When underground rock legend Tia Sprocket (Ministry, Hank Williams III, Shooter Jennings, Luscious Jackson) died from complications arising from drug addiction last year, she left behind her a treasure trove of recordings that had somehow survived the tumult of her final years. Dozens of powerful, anthemic odes to those born under a bad moon, these songs were beloved by her contemporaries in the American alternative music scene and by her passionate fans, but remained otherwise unknown to the public at large.

Now, exactly one year since her death, Tia’s family is making her music available on Spotify, iTunes and all major digital streaming platforms with release of “Lady Jane”, a four-track, posthumous EP, re-mastered by Dave Collins (Black Sabbath, Madonna, Jane’sAddiction), with a full album release slated for April 2018.

The tracks on “Lady Jane” showcase Tia’s gravely, unrepentant vocals, homages to the backwater blues and 70s rock that so deeply influenced her. Recorded in Hollywood and Nashville around 2004/5, these salvaged gems give a glimpse into the poetic soul of an authentic and uncompromising artist whose life’s mission was to rattle the world’s cages, spit at social mores and lift the veil on emotional hypocrisy.

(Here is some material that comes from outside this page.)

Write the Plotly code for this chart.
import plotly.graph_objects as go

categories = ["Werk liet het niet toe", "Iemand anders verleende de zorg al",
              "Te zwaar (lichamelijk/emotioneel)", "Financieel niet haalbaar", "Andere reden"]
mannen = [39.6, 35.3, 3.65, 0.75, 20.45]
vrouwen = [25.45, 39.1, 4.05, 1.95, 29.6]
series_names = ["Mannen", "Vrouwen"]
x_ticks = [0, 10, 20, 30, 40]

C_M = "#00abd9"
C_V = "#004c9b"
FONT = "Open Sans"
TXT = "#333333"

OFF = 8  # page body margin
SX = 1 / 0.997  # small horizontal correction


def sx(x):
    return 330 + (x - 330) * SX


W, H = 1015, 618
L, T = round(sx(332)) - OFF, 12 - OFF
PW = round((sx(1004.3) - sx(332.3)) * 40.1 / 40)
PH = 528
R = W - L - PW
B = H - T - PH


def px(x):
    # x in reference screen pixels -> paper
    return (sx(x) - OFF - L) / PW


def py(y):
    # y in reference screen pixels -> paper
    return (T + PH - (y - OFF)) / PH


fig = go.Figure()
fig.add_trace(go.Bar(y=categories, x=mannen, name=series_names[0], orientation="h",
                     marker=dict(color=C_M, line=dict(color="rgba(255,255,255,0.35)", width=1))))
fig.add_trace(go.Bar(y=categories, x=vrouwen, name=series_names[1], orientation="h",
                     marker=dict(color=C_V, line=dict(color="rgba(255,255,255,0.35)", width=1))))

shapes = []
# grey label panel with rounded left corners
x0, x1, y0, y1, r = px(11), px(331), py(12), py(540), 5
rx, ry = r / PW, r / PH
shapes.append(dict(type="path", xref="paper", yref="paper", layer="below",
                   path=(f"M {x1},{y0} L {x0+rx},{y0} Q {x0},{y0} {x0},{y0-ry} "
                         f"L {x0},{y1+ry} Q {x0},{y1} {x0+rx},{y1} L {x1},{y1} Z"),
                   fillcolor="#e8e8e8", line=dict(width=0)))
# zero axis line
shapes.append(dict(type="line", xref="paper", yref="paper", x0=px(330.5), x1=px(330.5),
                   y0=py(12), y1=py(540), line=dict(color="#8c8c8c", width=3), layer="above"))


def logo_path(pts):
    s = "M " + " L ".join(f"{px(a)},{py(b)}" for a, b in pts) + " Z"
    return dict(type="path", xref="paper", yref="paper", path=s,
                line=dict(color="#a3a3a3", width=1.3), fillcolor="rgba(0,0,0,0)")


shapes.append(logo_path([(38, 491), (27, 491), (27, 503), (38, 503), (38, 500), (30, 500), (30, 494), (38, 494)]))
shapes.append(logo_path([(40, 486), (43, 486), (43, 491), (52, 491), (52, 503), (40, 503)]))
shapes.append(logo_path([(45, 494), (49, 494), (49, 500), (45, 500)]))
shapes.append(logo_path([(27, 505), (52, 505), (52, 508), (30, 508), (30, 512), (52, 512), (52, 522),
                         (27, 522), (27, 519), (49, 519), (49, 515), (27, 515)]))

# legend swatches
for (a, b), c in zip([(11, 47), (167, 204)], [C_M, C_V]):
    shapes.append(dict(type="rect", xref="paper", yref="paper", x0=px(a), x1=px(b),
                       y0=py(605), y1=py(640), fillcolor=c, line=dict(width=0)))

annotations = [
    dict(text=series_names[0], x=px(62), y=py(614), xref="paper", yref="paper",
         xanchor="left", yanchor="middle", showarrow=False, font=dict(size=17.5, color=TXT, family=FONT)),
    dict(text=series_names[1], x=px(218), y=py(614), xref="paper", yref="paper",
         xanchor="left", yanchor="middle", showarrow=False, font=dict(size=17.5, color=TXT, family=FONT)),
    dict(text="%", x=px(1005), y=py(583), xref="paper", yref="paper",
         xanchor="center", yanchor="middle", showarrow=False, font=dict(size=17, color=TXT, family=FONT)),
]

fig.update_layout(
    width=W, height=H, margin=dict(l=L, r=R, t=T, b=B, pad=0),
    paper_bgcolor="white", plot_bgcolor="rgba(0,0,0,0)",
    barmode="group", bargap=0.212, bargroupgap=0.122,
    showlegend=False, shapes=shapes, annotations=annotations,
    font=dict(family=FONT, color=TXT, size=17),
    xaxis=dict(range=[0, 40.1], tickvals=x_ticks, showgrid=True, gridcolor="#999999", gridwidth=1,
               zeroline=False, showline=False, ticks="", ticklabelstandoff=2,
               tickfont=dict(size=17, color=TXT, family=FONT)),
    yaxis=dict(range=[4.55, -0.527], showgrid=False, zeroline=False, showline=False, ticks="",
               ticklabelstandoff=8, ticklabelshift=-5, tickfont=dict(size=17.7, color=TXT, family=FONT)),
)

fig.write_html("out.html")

The first and only female drummer to play in Ministry and former bassist in Luscious Jackson, Tia Sprocket, originally from Hoboken, NY, built a reputation as a fierce and charismatic musical talent throughout the 90s and early 2000s playing in Sexpod and Gut Bank. The first bass player in Shooter Jennings’ band, she also collaborated with Hank Williams III, going on the road with him in 2003, the same year she was hired to be “rock coach” for the film “Prey for Rock ’n Roll” staring Gina Gershon and Drea de Matteo.

Between 2003 and 2007 she wrote and recorded dozens of songs showcasing her remarkable vocal and songwriting talent on top of her ferocious skill as a drummer. “If you ever got to be in her presence hearing her sing one of her songs, you were lucky, one of the blessed,” Hank Williams III told the LA Weekly, which ran a full feature on Sprocket following her death last year, entitled “Rock Just Lost One of Its Fiercest Outlaws”.

Shooter Jennings performed at Tia’s memorial in LA, watched by Tia’s mother Stanlee Palmisano, musician/label head Marc Sallis (co-founder Blank City Records) and screenwriter/journalist Caroline Ryder (Dazed, AnOther) who decided to pool their resources in order to ensure Tia’s music would be heard by a broader audience, with all proceeds to benefit the homeless in acknowledgement of Tia’s own difficult experience of living without shelter in LA.

Says her mother, Stanlee Palmisano, “We are lighting a candle in honor of Tia and those who struggle with mental illness and addictions, in a world where there is so little refuge for them, and so little opportunity to get care and assistance. This music, we believe, will provide some hope in the dark.”

Says Sallis: “Hearing those songs for the first time at Tia’s memorial left me both moved and inspired - if I had left a body of work so good, I would like to think that someone would be able to continue the work of getting the music out into the world.”

“Lady Jane” EP artwork was designed by LA artist Elza Burkart based on photography by Liza Orozco, who documented the last years of Tia’s public life before she withdrew from the music scene.